Most medium shrimp fry in about two minutes, large ones in three. Turn them once so both sides brown evenly. Shrimp are done when the coating turns deep golden and the flesh inside looks pearly and opaque. Food safety guidance from the FDA notes that cooked shrimp should have firm, opaque flesh with no grey or glassy spots.
| Oil Temperature | Shrimp Result | Common Issue |
|---|---|---|
| Under 320°F | Pale, greasy coating | Oil soaks into batter before it can set |
| 320–340°F | Soft, lightly colored crust | Slightly greasy shrimp that lack crunch |
| 340–350°F | Light golden shell | Works for small shrimp and thin batter |
| 350–365°F | Crisp, deep golden coating | Sweet spot for most batches |
| 365–375°F | Extra crisp shell, faster browning | Watch closely so the crust does not darken too fast |
| Over 380°F | Dark crust, undercooked center | Outside browns before shrimp cooks through |
Troubleshooting Your Shrimp Batter
Batter Too Thick Or Too Thin
If the coating turns out thick and bready, your batter likely felt more like pancake mix than heavy cream. Whisk in a spoonful or two of cold liquid and test again with one shrimp. A thin, even coat should reveal the shrimp shape under the crust.
When the crust shatters but slides off in sheets, the batter was probably too loose or the shrimp were wet. Dry the shrimp more carefully, then add a spoonful of flour and cornstarch blend to tighten the mixture.
Coating Falls Off The Shrimp
Coating slips away when the shrimp stay wet, the batter layer runs too thick, or the shrimp sit for a long time before frying.

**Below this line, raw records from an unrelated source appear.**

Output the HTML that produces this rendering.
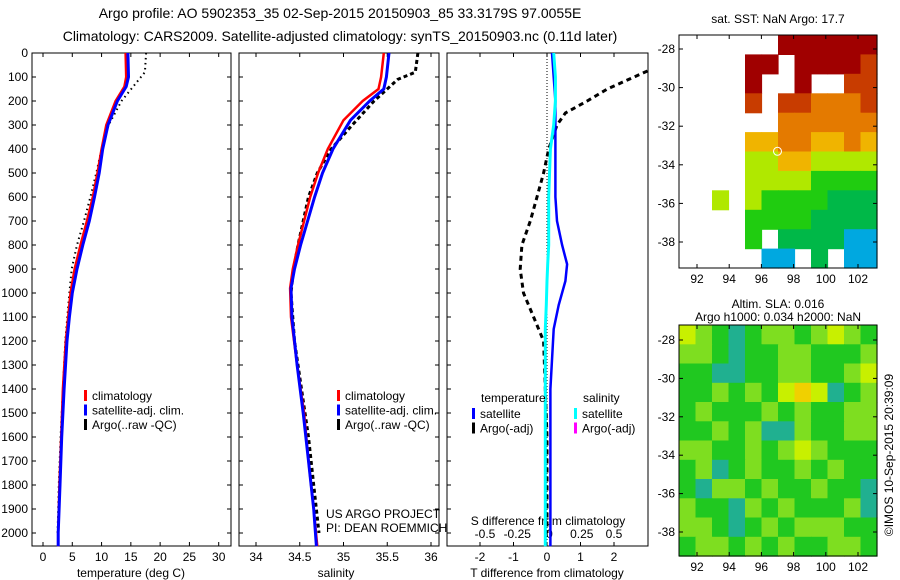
<!DOCTYPE html>
<html><head><meta charset="utf-8"><style>
body{margin:0;background:#fff;}
svg{display:block;font-family:"Liberation Sans",sans-serif;}
</style></head><body>
<svg id="fig" width="900" height="580" xmlns="http://www.w3.org/2000/svg"></svg>
<script>
// ---------- data ----------
const tDepth   = [0,100,140,200,300,400,500,600,700,800,900,1000,1100,1200,1400,1600,1800,2000,2055];
const tClim    = [14.1,14.2,13.9,12.4,10.8,10.0,9.3,8.5,7.5,6.4,5.4,4.7,4.3,3.9,3.4,3.1,2.8,2.6,2.6];
const tSat     = [14.5,14.6,14.2,12.7,11.1,10.2,9.6,8.8,7.9,6.8,5.8,5.0,4.5,4.1,3.6,3.2,2.9,2.6,2.6];
const argoDepth= [0,80,110,200,300,400,500,600,700,800,900,1000,1200,1400,1600,1800,2000];
const tArgo    = [17.6,17.4,16.4,13.4,11.2,10.0,9.1,8.1,7.0,5.8,4.9,4.5,3.8,3.4,3.0,2.7,2.5];
const sDepth   = [0,100,150,200,280,400,500,600,700,800,900,980,1100,1300,1500,1700,1900,2055];
const sClim    = [35.46,35.43,35.4,35.22,35.0,34.82,34.71,34.62,34.55,34.48,34.42,34.39,34.4,34.47,34.55,34.6,34.66,34.7];
const sSat     = [35.52,35.49,35.46,35.3,35.08,34.88,34.76,34.67,34.59,34.51,34.44,34.4,34.41,34.47,34.54,34.6,34.66,34.69];
const sArgo    = [35.85,35.82,35.62,35.35,35.1,34.86,34.7,34.6,34.54,34.48,34.43,34.4,34.44,34.52,34.6,34.66,34.72];
const dDepth   = [0,100,200,300,400,600,700,800,880,950,1050,1150,1400,2000,2055];
const dTsat    = [0.15,0.2,0.25,0.25,0.25,0.25,0.3,0.45,0.6,0.55,0.35,0.2,0.1,0.1,0.1];
const dSsat    = [0.2,0.25,0.25,0.2,0.1,0.05,0.05,0.05,0.02,0.0,-0.02,-0.05,-0.05,-0.05,-0.05];
const dArgoDepth=[75,100,150,200,250,300,400,500,600,700,800,900,1000,1100,1200,1400,1600,2000];
const dTargo   = [3.0,2.6,1.8,1.2,0.55,0.3,0.05,-0.1,-0.3,-0.5,-0.75,-0.8,-0.7,-0.4,-0.1,-0.05,0,0];
const depthTicks=[0,100,200,300,400,500,600,700,800,900,1000,1100,1200,1300,1400,1500,1600,1700,1800,1900,2000];
const tTicks=[0,5,10,15,20,25,30];
const sTicks=[34,34.5,35,35.5,36];
const dTicks=[-2,-1,0,1,2];
const dsTicks=[-0.5,-0.25,0,0.25,0.5];
const dsTickLabels=["-0.5","-0.25","0","0.25","0.5"];
const lonTicks=[92,94,96,98,100,102];
const latTicks1=[-28,-30,-32,-34,-36,-38];
const latTicks2=[-28,-30,-32,-34,-36,-38];
const sstGrid=[
"......999999",
"....99.99998",
"....9..9..88",
"....8.887778",
"......777777",
"....66776676",
"....55665555",
"....55554444",
"..5.54444333",
"....44443333",
"....4.333322",
".....22.3.22"];
const slaGrid=[
"654345545654",
"554344554445",
"443344554456",
"445454676345",
"454445454455",
"445453354455",
"554454565444",
"453454454544",
"435545445443",
"544354544453",
"554345455544",
"455454544554"];
const sstPal={"2":"#00a8e0","3":"#00b848","4":"#20cc10","5":"#b0e800","6":"#f0b400","7":"#e47a00","8":"#c83c00","9":"#a00000"};
const slaPal={"3":"#20b090","4":"#20c820","5":"#7ede20","6":"#c8f000","7":"#f0d000"};

// ---------- helpers ----------
const NS="http://www.w3.org/2000/svg";
const svg=document.getElementById('fig');
function el(tag,attrs,parent){const e=document.createElementNS(NS,tag);for(const k in attrs)e.setAttribute(k,attrs[k]);(parent||svg).appendChild(e);return e;}
function txt(x,y,s,anchor,size,parent){const t=el('text',{x:x,y:y,'font-size':size||12,'text-anchor':anchor||'start',fill:'#000'},parent);t.textContent=s;return t;}
const yD=d=>53+d*0.24;
function linScale(v0,p0,v1,p1){return v=>p0+(v-v0)*(p1-p0)/(v1-v0);}
const xT=linScale(0,43,30,218.7);
const xS=linScale(34,256,36,431);
const xD=linScale(-2,480,2,614);
const xDs=linScale(-0.5,485,0.5,614);

function profile(g,xs,ys,xf,color,w,dash,name){
  let d='';for(let i=0;i<xs.length;i++)d+=(i?'L':'M')+xf(xs[i]).toFixed(1)+','+yD(ys[i]).toFixed(1);
  const p=el('path',{d:d,fill:'none',stroke:color,'stroke-width':w},g);
  if(dash)p.setAttribute('stroke-dasharray',dash);
  
  
}
function frame(g,x0,x1,y0,y1){el('rect',{x:x0,y:y0,width:x1-x0,height:y1-y0,fill:'none',stroke:'#000','stroke-width':1},g);}

// ---------- titles ----------
const title=el('g',{});


txt(340,18,'Argo profile: AO 5902353_35 02-Sep-2015 20150903_85 33.3179S 97.0055E','middle',14,title);
txt(340,41,'Climatology: CARS2009. Satellite-adjusted climatology: synTS_20150903.nc (0.11d later)','middle',14,title);

// ---------- panel 1 temperature ----------
const p1=el('g',{});


frame(p1,32,231,53,546);
depthTicks.forEach(d=>{el('line',{x1:32,x2:36,y1:yD(d),y2:yD(d),stroke:'#000'},p1);el('line',{x1:231,x2:227,y1:yD(d),y2:yD(d),stroke:'#000'},p1);txt(28,yD(d)+4,String(d),'end',12,p1);});
tTicks.forEach(v=>{el('line',{x1:xT(v),x2:xT(v),y1:546,y2:542,stroke:'#000'},p1);el('line',{x1:xT(v),x2:xT(v),y1:53,y2:57,stroke:'#000'},p1);txt(xT(v),561,String(v),'middle',12,p1);});
txt(131,577,'temperature (deg C)','middle',12,p1);
profile(p1,tArgo,argoDepth,xT,'#000',2,'1.5,3.5','temp-argo-line');
profile(p1,tClim,tDepth,xT,'#f00',2.5,null,'temp-climatology-line');
profile(p1,tSat,tDepth,xT,'#00f',3,null,'temp-satellite-line');
function legend(g,x,y,items){items.forEach((it,i)=>{el('rect',{x:x,y:y+i*14.5-8,width:3,height:11,fill:it[0]},g);txt(x+8,y+i*14.5+2,it[1],'start',12,g);});}
const lg1=el('g',{},p1);
legend(lg1,84,398,[['#f00','climatology'],['#00f','satellite-adj. clim.'],['#000','Argo(..raw -QC)']]);

// ---------- panel 2 salinity ----------
const p2=el('g',{});


frame(p2,239,439,53,546);
depthTicks.forEach(d=>{el('line',{x1:239,x2:243,y1:yD(d),y2:yD(d),stroke:'#000'},p2);el('line',{x1:439,x2:435,y1:yD(d),y2:yD(d),stroke:'#000'},p2);});
sTicks.forEach(v=>{el('line',{x1:xS(v),x2:xS(v),y1:546,y2:542,stroke:'#000'},p2);el('line',{x1:xS(v),x2:xS(v),y1:53,y2:57,stroke:'#000'},p2);txt(xS(v),561,String(v),'middle',12,p2);});
txt(336,577,'salinity','middle',12,p2);
profile(p2,sArgo,argoDepth,xS,'#000',3,'4,3','sal-argo-line');
profile(p2,sClim,sDepth,xS,'#f00',2.5,null,'sal-climatology-line');
profile(p2,sSat,sDepth,xS,'#00f',3,null,'sal-satellite-line');
const lg2=el('g',{},p2);
legend(lg2,337,398,[['#f00','climatology'],['#00f','satellite-adj. clim.'],['#000','Argo(..raw -QC)']]);
txt(326,518,'US ARGO PROJECT','start',12,p2);
txt(326,532,'PI: DEAN ROEMMICH','start',12,p2);

// ---------- panel 3 differences ----------
const p3=el('g',{});


frame(p3,447,648,53,546);
el('line',{x1:xD(0),x2:xD(0),y1:53,y2:546,stroke:'#000','stroke-width':1,'stroke-dasharray':'1,2'},p3);
depthTicks.forEach(d=>{el('line',{x1:447,x2:451,y1:yD(d),y2:yD(d),stroke:'#000'},p3);});
dTicks.forEach(v=>{el('line',{x1:xD(v),x2:xD(v),y1:546,y2:542,stroke:'#000'},p3);el('line',{x1:xD(v),x2:xD(v),y1:53,y2:57,stroke:'#000'},p3);txt(xD(v),561,String(v),'middle',12,p3);});
txt(547,577,'T difference from climatology','middle',12,p3);
dsTicks.forEach((v,i)=>{txt(xDs(v),538,dsTickLabels[i],'middle',12,p3);});
txt(548,525,'S difference from climatology','middle',12,p3);
profile(p3,dTargo,dArgoDepth,xD,'#000',3,'5,4','tdiff-argo-line');
profile(p3,dTsat,dDepth,xD,'#00f',2.5,null,'tdiff-satellite-line');
profile(p3,dSsat,dDepth,xD,'#0ff',3,null,'sdiff-satellite-line');
const lg3=el('g',{},p3);
txt(481,402,'temperature','start',12,lg3);
txt(583,402,'salinity','start',12,lg3);
legend(lg3,472,416,[['#00f','satellite'],['#000','Argo(-adj)']]);
legend(lg3,574,416,[['#0ff','satellite'],['#f0f','Argo(-adj)']]);

// ---------- maps ----------
const xLon=linScale(92,697,102,858);
function map(name,grid,pal,x0,x1,y0,y1,latf,latTicks,title1,title2){
  const g=el('g',{});
  
  
  const rows=grid.length,cols=grid[0].length,cw=(x1-x0)/cols,ch=(y1-y0)/rows;
  grid.forEach((row,r)=>{for(let c=0;c<cols;c++){const k=row[c];if(pal[k]){const cell=el('rect',{x:(x0+c*cw).toFixed(1),y:(y0+r*ch).toFixed(1),width:(cw+0.6).toFixed(1),height:(ch+0.6).toFixed(1),fill:pal[k]},g);}}});
  frame(g,x0,x1,y0,y1);
  lonTicks.forEach(v=>{el('line',{x1:xLon(v),x2:xLon(v),y1:y1,y2:y1-4,stroke:'#000'},g);el('line',{x1:xLon(v),x2:xLon(v),y1:y0,y2:y0+4,stroke:'#000'},g);txt(xLon(v),y1+15,String(v),'middle',12,g);});
  latTicks.forEach(v=>{const y=latf(v);if(y<y0||y>y1)return;el('line',{x1:x0,x2:x0+4,y1:y,y2:y,stroke:'#000'},g);el('line',{x1:x1,x2:x1-4,y1:y,y2:y,stroke:'#000'},g);txt(x0-4,y+4,String(v),'end',12,g);});
  if(title1)txt((x0+x1)/2,title2?y0-17:y0-12,title1,'middle',12,g);
  if(title2)txt((x0+x1)/2,y0-4,title2,'middle',12,g);
  return g;
}
map('sst-map',sstGrid,sstPal,679,877,35,268,linScale(-28,49,-38,242),latTicks1,'sat. SST: NaN Argo: 17.7',null);
map('sla-map',slaGrid,slaPal,679,877,325,556,linScale(-28,340,-38,532),latTicks2,'Altim. SLA: 0.016','Argo h1000: 0.034 h2000: NaN');
const argoMark=el('circle',{cx:xLon(97),cy:linScale(-28,49,-38,242)(-33.3),r:4,fill:'none',stroke:'#fff','stroke-width':1});


const cr=txt(0,0,'©IMOS 10-Sep-2015 20:39:09','middle',12);
cr.setAttribute('transform','translate(893,455) rotate(-90)');


</script>
</body></html>
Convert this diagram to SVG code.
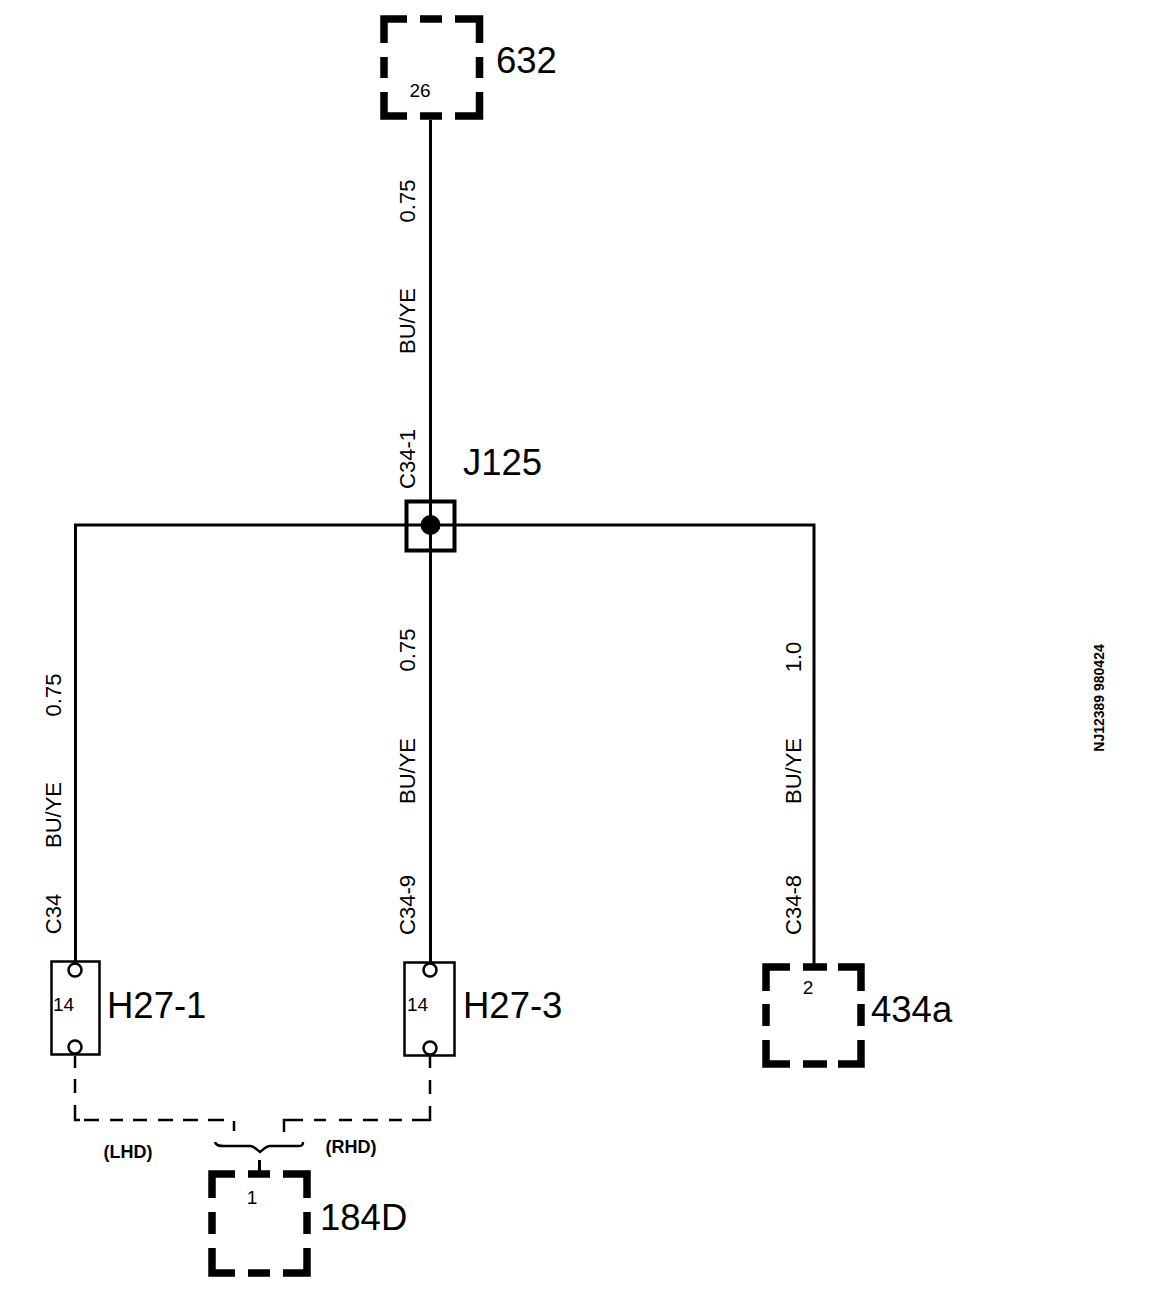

Dusting the shrimp in plain flour before dipping in batter gives the wet layer something to grip.
Drop the battered shrimp close to the oil surface, then leave them alone for the first thirty seconds. Touching or flipping them too early can tear off the soft crust before it sets.
Shrimp Turn Out Pale Or Greasy
Pale, soggy shrimp point to cool oil or an overcrowded pot. Bring the oil back to the target range and fry in smaller batches.
Oil that smells burnt or looks dark and sticky can also ruin flavor. Strain out crumbs between batches and store used oil in a sealed container once cooled. When it stays dark, foams hard, or smells stale even when cool, it is time to discard it.
Shrimp Turn Out Tough
Tough, bouncy shrimp usually spent too long in the fryer. Once the crust turns golden and the shrimp curl into a loose C shape, pull them out. If they curl into tight loops, the meat may dry out.
Serving fried shrimp right away helps, since reheating can push them past their tender stage. Hold finished shrimp on a wire rack over a sheet pan instead of stacking them in a bowl, so steam does not soften the crust while you finish the batch.
Flavor Variations For Shrimp Batter
Once you trust your base batter, small tweaks keep fried shrimp fresh and fun. Stir smoked paprika, cayenne, or chili powder into the dry mix for heat. Add lemon or lime zest for a bright note that cuts through the richness of fried food.
Grated garlic, onion powder, and dried herbs such as thyme or oregano make the crust taste bold even before dipping in sauce. For a sweeter twist, swap part of the flour for fine coconut flakes and pair the shrimp with a citrus dip.
You can also adjust the liquid. Beer adds gentle malt notes, while buttermilk brings a slight tang that works well with southern style spice blends. Sparkling water keeps the flavor neutral but still gives lift.
With a balanced base and a little practice, batter for deep frying shrimp turns into a reliable house recipe that fits many seasonings and sauces for dipping. When you keep the batter thin, the oil hot, and the shrimp fresh, each batch comes out crisp, light, and packed with sweet seafood flavor.